Would Faldo love to be in the hunt come Sunday evening? Of course he wants the chance to, as Faldo puts it, "scare myself" once again in a storied career that has spanned more than three decades.
"That was always the thrill," Faldo said. "... As you heard me on television, (it's) how well can you play on Sunday afternoon. The rest of the week doesn't matter. It's the fourth quarter, isn't it? It's the final set, Sunday afternoon, especially in majors.
"If you can play, that's the biggest thrill of this game, going out there and feeling really nervous, apprehensive, everything, but you know you can go out and play your heart out, that's what you're trying to do. So if we can rekindle that a bit here, it will be fun."
At the same time, the World Golf Hall of Famer has come to the Research Triangle with no expectations this week. The goal is to play one good hole, then another and watch the confidence grow.
"I've got to string 18 of them together, that's the real secret," Faldo said.
Faldo didn't do that in his last competitive appearance, shooting 79-78 at Muirfield, where he won two of his three Open Championships, in July. That was the first chapter in what the Englishman calls "How I became a golfer again."
The seeds were sewn earlier this year when Faldo did a commercial for Glenmorangie where he was asked his favorite golf course. He thought about Augusta National, the dramatic coastline at Pebble Beach and the familiar links of St. Andrews but decided on Muirfield because of his history there.
And then Faldo decided to play -- cranky shoulder and all. His son Matthew caddied for him and even though the results were less than satisfactory, Faldo could take solace in the fact that the best players in the world were struggling, too. Most importantly, he enjoyed playing again.
So Faldo started taking a look at the Champions Tour schedule to see what kind of options he had. Fred Couples' caddie suggested the SAS Championship, and the North Carolina double-dip was too good to pass up.
Colin Montgomerie, who played against Faldo when both were in their prime and was a teammate of his at many memorable Ryder Cups, is pleased to see Faldo testing the waters a bit.
"Delighted to see Nick out here, fantastic," said Montgomerie, who has two top-10s in seven Champions Tour starts since turning 50 on June 23. "... I think (if) he got quite competitive again, he could do something."
Bernhard Langer, who defends his title this week at Prestonwood and ranks second in the Charles Schwab Cup, agreed.
"Anybody that's a Hall of Famer and won majors, has a great career, it adds to the tournament, it helps our Tour, so it's great to see these guys compete on a regular basis," Langer said. "It's good for the game of golf.'
Make no mistake, though, Faldo loves his TV gig. And once he decided to give up the game after 29 years as a competitor, the Brit vowed to have no regrets.
"I didn't miss it, no, not really, because I mean, time whizzes by as well," Faldo said. "... And the game's petering off a bit, so as I said, I'm here more out of curiosity because I can.
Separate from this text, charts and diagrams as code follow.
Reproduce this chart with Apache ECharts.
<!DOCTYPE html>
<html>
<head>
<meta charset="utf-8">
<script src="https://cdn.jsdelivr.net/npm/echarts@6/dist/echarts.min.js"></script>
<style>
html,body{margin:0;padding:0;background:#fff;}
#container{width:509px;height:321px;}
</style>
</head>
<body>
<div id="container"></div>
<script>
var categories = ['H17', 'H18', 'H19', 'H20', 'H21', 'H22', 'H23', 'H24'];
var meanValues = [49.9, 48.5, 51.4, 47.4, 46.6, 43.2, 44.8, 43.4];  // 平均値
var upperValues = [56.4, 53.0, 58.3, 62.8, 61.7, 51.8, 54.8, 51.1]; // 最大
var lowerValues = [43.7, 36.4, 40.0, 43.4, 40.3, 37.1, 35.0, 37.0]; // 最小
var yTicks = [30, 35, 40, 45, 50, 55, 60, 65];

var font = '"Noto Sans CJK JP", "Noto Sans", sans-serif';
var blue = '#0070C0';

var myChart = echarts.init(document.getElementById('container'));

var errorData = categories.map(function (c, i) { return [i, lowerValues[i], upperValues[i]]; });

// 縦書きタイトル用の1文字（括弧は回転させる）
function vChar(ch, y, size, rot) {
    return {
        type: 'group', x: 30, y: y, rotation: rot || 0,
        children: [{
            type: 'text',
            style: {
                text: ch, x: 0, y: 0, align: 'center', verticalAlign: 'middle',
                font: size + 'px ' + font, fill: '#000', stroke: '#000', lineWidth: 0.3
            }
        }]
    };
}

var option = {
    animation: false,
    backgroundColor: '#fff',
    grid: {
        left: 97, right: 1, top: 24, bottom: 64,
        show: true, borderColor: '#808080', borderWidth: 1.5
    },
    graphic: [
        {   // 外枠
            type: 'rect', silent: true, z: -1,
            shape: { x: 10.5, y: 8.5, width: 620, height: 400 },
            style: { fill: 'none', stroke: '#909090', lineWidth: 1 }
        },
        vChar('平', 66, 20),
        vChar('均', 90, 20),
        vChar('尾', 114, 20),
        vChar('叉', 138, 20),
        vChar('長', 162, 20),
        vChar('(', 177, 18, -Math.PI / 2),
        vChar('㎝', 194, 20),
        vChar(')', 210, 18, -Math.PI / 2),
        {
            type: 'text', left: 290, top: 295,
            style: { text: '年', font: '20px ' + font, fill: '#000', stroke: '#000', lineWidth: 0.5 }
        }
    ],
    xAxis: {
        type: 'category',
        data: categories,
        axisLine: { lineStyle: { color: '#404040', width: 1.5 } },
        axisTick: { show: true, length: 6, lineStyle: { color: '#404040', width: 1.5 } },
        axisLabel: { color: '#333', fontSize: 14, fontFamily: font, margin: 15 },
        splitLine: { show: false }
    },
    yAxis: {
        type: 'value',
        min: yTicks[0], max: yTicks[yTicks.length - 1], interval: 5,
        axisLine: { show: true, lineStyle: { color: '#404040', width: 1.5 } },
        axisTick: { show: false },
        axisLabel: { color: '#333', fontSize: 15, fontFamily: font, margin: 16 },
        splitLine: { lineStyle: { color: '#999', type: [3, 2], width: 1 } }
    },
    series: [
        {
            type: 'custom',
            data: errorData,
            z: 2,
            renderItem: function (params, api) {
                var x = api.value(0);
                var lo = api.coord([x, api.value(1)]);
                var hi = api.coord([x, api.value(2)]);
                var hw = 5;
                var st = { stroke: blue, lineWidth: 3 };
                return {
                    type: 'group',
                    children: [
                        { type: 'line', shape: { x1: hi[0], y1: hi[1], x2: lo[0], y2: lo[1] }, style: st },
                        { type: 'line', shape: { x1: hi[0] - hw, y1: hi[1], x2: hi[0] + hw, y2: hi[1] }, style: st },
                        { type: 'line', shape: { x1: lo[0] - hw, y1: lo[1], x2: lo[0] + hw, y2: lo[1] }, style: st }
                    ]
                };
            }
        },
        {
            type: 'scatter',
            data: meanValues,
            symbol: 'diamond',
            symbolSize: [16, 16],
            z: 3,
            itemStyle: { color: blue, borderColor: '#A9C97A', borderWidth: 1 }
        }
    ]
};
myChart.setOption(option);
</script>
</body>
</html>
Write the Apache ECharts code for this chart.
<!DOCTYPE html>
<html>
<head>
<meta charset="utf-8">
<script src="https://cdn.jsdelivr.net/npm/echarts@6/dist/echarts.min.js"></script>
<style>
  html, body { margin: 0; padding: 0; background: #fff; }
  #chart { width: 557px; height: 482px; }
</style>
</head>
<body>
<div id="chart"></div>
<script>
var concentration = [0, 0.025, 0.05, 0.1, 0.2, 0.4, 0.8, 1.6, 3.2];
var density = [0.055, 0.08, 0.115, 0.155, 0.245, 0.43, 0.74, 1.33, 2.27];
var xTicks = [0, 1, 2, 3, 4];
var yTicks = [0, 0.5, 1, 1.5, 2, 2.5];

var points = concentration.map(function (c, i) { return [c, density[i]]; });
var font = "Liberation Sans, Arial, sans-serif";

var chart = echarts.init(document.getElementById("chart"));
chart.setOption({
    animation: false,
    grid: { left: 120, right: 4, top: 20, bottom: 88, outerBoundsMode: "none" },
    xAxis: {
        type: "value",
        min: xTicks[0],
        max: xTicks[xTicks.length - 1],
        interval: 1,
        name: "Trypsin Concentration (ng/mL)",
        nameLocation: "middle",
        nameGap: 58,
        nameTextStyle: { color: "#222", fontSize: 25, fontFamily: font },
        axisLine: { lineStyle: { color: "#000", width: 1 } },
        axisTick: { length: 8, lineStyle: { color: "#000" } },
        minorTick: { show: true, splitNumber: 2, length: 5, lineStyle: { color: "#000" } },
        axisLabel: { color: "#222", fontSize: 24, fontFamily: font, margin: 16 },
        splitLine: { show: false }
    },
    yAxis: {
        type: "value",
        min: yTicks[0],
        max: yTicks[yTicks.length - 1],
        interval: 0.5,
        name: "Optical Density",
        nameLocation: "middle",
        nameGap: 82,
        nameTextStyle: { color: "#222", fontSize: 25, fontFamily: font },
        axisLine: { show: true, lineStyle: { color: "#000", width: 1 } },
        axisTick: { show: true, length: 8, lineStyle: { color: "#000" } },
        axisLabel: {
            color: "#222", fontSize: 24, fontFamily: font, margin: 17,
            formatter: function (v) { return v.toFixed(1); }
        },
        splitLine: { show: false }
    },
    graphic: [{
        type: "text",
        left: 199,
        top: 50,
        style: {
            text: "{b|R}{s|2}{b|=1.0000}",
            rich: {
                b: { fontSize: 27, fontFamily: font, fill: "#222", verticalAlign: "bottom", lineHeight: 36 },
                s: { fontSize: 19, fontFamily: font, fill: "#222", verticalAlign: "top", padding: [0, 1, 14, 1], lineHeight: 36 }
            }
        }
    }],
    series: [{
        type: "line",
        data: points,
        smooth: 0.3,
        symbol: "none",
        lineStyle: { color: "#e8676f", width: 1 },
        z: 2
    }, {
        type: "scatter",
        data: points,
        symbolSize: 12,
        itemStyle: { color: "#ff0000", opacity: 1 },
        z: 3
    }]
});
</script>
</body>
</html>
But you're always asked that question.
"Like any athlete, if you had pixie dust and said you can play golf how Nick Faldo played golf 'til the day I die,’ sure, I want to be a golfer because you're an athlete, that's my stage and I loved it. But, as we know, once you can't run, jump and chuck it as far as you used to, it's time to change."
So don't expect Faldo to quit what is now his day job. Not to mention, his golf course design business is flourishing, and the Faldo Series, which nurtures aspiring young golfers in 28 countries around the world, is another pet project.
But he's enjoyed getting to see old friends this week, and Faldo didn't rule out other occasional forays onto the Champions Tour.
"The great thing about golf is, I mean, golfers never die, do they, as the old joke, they simply lose their balls," Faldo said. "So yeah, we're very fortunate you can come back out and keep bashing away. Nice to see old faces I've seen for the last 30 years as a pro. Some I wonder what the hell they're still out there doing, so I'm lucky, I'm fortunate."
As he steps back onto the competitive stage this week, though, Faldo sees himself as much an entertainer as he is a golfer. The Brit was the epitome of focus during his heyday but he's let his dry wit shine during his television work.
"I thought it was quite funny at the Open I birdied the third hole and I turned to the gallery and I said, 'First birdie of the year in July,'" he recalled, raising his arms to the sky. "The old Nick Faldo wouldn't have said a word, gone on to the next."
The new Nick Faldo will go on to the next, too, but this time he'll have a smile on his face.